If you done want your kid to be interested in how her rich classmates live and think, then don’t send her to a school that’s going to be full of rich kids…but that would be a really selfish and juvenile motive for sending her to State U.
2. “Barbra” asked, Why do visitors to my home feel that they can sit down and play my piano at parties without asking my permission? Not only does the noise make conversation difficult, it really annoys me! I think it’s as rude as walking into someone’s home and turning on the television. How do I stop this without embarrassing them?
This is a pet peeve of mine: people who use pianos, harps and chess boards as living room decorations. They are pompous and in an amazing number of cases, lies: check what color square is on the right hand corners of the chess board the next time you’re in a home that has one. If it’s a black square, it means your host doesn’t know how to play, and is preening. A grand piano is an even more ostentatious prop to boast: “I’m cultured!” If nobody in the house can play it, it really says, “I’m a phony.”
Writes the columnist in part,
“Unlike your analogy to bursting in and turning on the TV, there is a long tradition of piano music at social events. But this is your home. If you prefer not to have live music, pre-empt it with a little note on the sheet-music stand: “Let’s not have piano music tonight.

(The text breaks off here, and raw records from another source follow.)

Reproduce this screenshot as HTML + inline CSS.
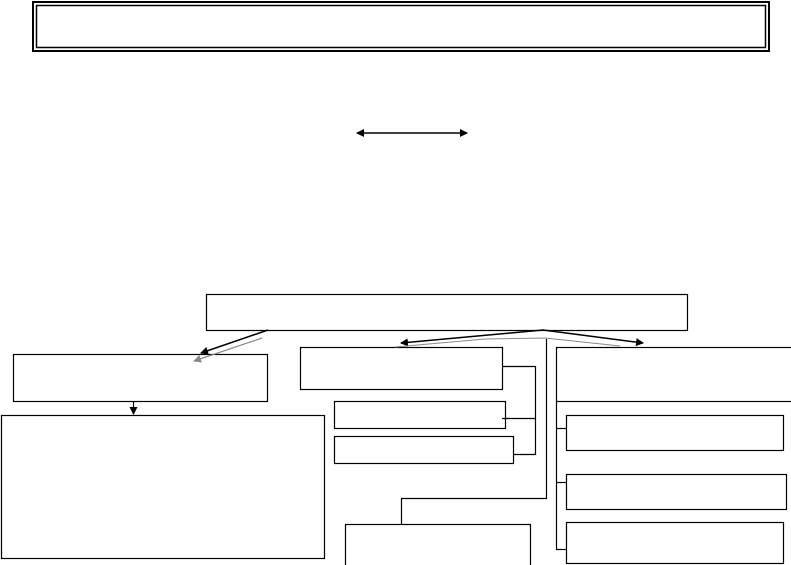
<!DOCTYPE html>
<html><head><meta charset="utf-8"><style>
html,body{margin:0;padding:0;background:#fff;width:791px;height:565px;overflow:hidden}
</style></head><body>
<svg width="791" height="565" viewBox="0 0 791 565" xmlns="http://www.w3.org/2000/svg">
<defs>
<marker id="ab" markerWidth="8" markerHeight="8" refX="7" refY="4" orient="auto-start-reverse" markerUnits="userSpaceOnUse"><path d="M0,0 L8,4 L0,8 z" fill="#000"/></marker>
<marker id="ag" markerWidth="8" markerHeight="8" refX="7" refY="4" orient="auto" markerUnits="userSpaceOnUse"><path d="M0,0 L8,4 L0,8 z" fill="#888"/></marker>
</defs>
<g fill="none" stroke="#000">
<rect x="33" y="2" width="736" height="49" stroke-width="2"/>
<rect x="36.5" y="5.5" width="729" height="42" stroke-width="1.5"/>
<line x1="357" y1="133" x2="467" y2="133" stroke-width="1.5" marker-start="url(#ab)" marker-end="url(#ab)"/>
<rect x="206.5" y="294.5" width="481" height="36" stroke-width="1.2"/>
<rect x="13.5" y="354.5" width="254" height="47" stroke-width="1.2"/>
<line x1="133.5" y1="402" x2="133.5" y2="414" stroke-width="1.2" marker-end="url(#ab)"/>
<rect x="1.5" y="415.5" width="323" height="143" stroke-width="1.2"/>
<rect x="300.5" y="347.5" width="202" height="42" stroke-width="1.2"/>
<rect x="334.5" y="401.5" width="171" height="27" stroke-width="1.2"/>
<rect x="334.5" y="436.5" width="179" height="27" stroke-width="1.2"/>
<polyline points="502,366.5 535.5,366.5 535.5,454.5 513,454.5" stroke-width="1.2"/>
<line x1="502" y1="418.5" x2="535" y2="418.5" stroke-width="1.2"/>
<polyline points="546.5,339 546.5,498.5 401.5,498.5 401.5,524" stroke-width="1.2"/>
<rect x="345.5" y="524.5" width="185" height="42" stroke-width="1.2"/>
<rect x="556.5" y="347.5" width="236" height="54" stroke-width="1.2"/>
<line x1="556.5" y1="401" x2="556.5" y2="549" stroke-width="1.2"/>
<rect x="566.5" y="415.5" width="217" height="35" stroke-width="1.2"/>
<rect x="566.5" y="474.5" width="220" height="35" stroke-width="1.2"/>
<rect x="566.5" y="522.5" width="217" height="41" stroke-width="1.2"/>
<line x1="556" y1="428.5" x2="566" y2="428.5" stroke-width="1.2"/>
<line x1="556" y1="482.5" x2="566" y2="482.5" stroke-width="1.2"/>
<line x1="556" y1="549.5" x2="566" y2="549.5" stroke-width="1.2"/>
<polyline points="543,330 401,343" stroke-width="1.5" marker-end="url(#ab)"/>
<polyline points="543,330 643,343" stroke-width="1.5" marker-end="url(#ab)"/>
<polyline points="395,347 485,339 545,338 620,346" stroke="#888" stroke-width="1"/>
<line x1="268" y1="330" x2="201" y2="353" stroke-width="1.5" marker-end="url(#ab)"/>
<line x1="262" y1="338" x2="194" y2="361" stroke="#888" stroke-width="1.2" marker-end="url(#ag)"/>
</g>
</svg>
</body></html>
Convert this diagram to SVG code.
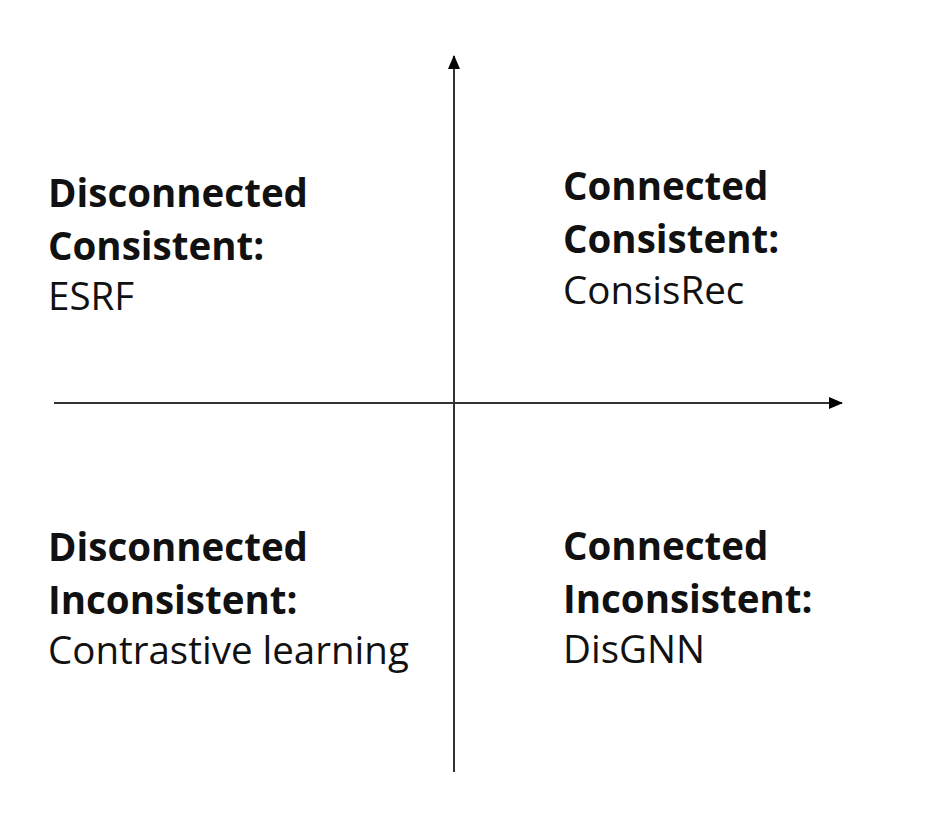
<svg xmlns="http://www.w3.org/2000/svg" width="934" height="826" viewBox="0 0 934 826">
<defs>
<style>
.t{font-family:"Open Sans","Liberation Sans",sans-serif;font-size:38.5px;fill:#111}
.b{font-weight:700}
.r{font-weight:400}
.ax{stroke:#333;stroke-width:2;fill:none}
</style>
<marker id="ah" viewBox="0 0 14 12" refX="13" refY="6" markerWidth="14" markerHeight="12" markerUnits="userSpaceOnUse" orient="auto">
<path d="M0,0 L14,6 L0,12 Z" fill="#000"/>
</marker>
</defs>
<rect width="934" height="826" fill="#fff"/>
<g id="connectors">
<line class="ax" x1="454" y1="772" x2="454" y2="56" marker-end="url(#ah)"/>
<line class="ax" x1="54" y1="403" x2="842" y2="403" marker-end="url(#ah)"/>
</g>
<g id="q-top-left">
<text class="t b" x="48" y="207">Disconnected</text>
<text class="t b" x="48" y="260">Consistent:</text>
<text class="t r" x="48" y="310">ESRF</text>
</g>
<g id="q-top-right">
<text class="t b" x="563" y="200">Connected</text>
<text class="t b" x="563" y="253">Consistent:</text>
<text class="t r" x="563" y="304">ConsisRec</text>
</g>
<g id="q-bottom-left">
<text class="t b" x="48" y="561">Disconnected</text>
<text class="t b" x="48" y="614">Inconsistent:</text>
<text class="t r" x="48" y="664">Contrastive learning</text>
</g>
<g id="q-bottom-right">
<text class="t b" x="563" y="560">Connected</text>
<text class="t b" x="563" y="613">Inconsistent:</text>
<text class="t r" x="563" y="663">DisGNN</text>
</g>
</svg>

Thanks!” This will be less hurtful than asking people to stop playing after they’ve begun — which is good, because not one of them means any harm.”
Me: A piano at a party says “play me,” and taking it ill when an accomplished pianist accepts the invitation is obnoxious. Yes, it can hijack the party—as a longtime attendee at show-biz parties that break into aggravating sing-alongs, I sympathize—and nobody should make themselves the center of attention someone else’s party without getting permission first. Nobody should presume to play if they aren’t any good at it either.
3. “My son and his partner are in their 20s and in perfectly good health. But they run cold and crank up the thermostat to 72 degrees when they visit us during colder months. My husband and I prefer to wear layers and keep the thermostat set at 65. It’s a small attempt to save the planet for future generations. What is socially correct here?” asks “Kay.”
My admittedly visceral reaction: ARRRGH! A VERY small attempt to save the planet…indeed, virtue-signaling and grandstanding. If you want to freeze in your own home do so, but if you lecture me on my thermostat setting as my guest—or lay your hands on it— be prepared to feel the cold quickly, after I kick you to the curb. As a host, if your idea of social responsibility makes your guests uncomfortable and you act on it anyway, shame on you. A few degrees higher for a day or two won’t flood Miami in the year 2525.
Phillip’s advice: “As guests, your son and his partner probably don’t pack all the cozy accouterments that you and your husband enjoy: thick cashmere socks, fleece-lined slippers and sweaters for layering. Stock the guest room with warm supplies. Maybe your coldblooded guests will take to them.”
4. Finally, there is this, from “Stan”:
As a would-be host, how can I withdraw a dinner invitation that I made five days ago in person? The invitee has yet to respond, and the dinner is 10 days hence….The failure to respond makes me suspect that the invitee is waiting for a better invitation. Am I wrong to feel ill-used?
Stan, you’re a jerk.
The columnist: “Isn’t it more likely that your friend simply forgot about the invitation? ….How about calling or texting and asking if dinner at your place is on? No harm in a reminder…”
Me: Yes, Stan, you are. You’re lucky if anyone wants to have dinner with you.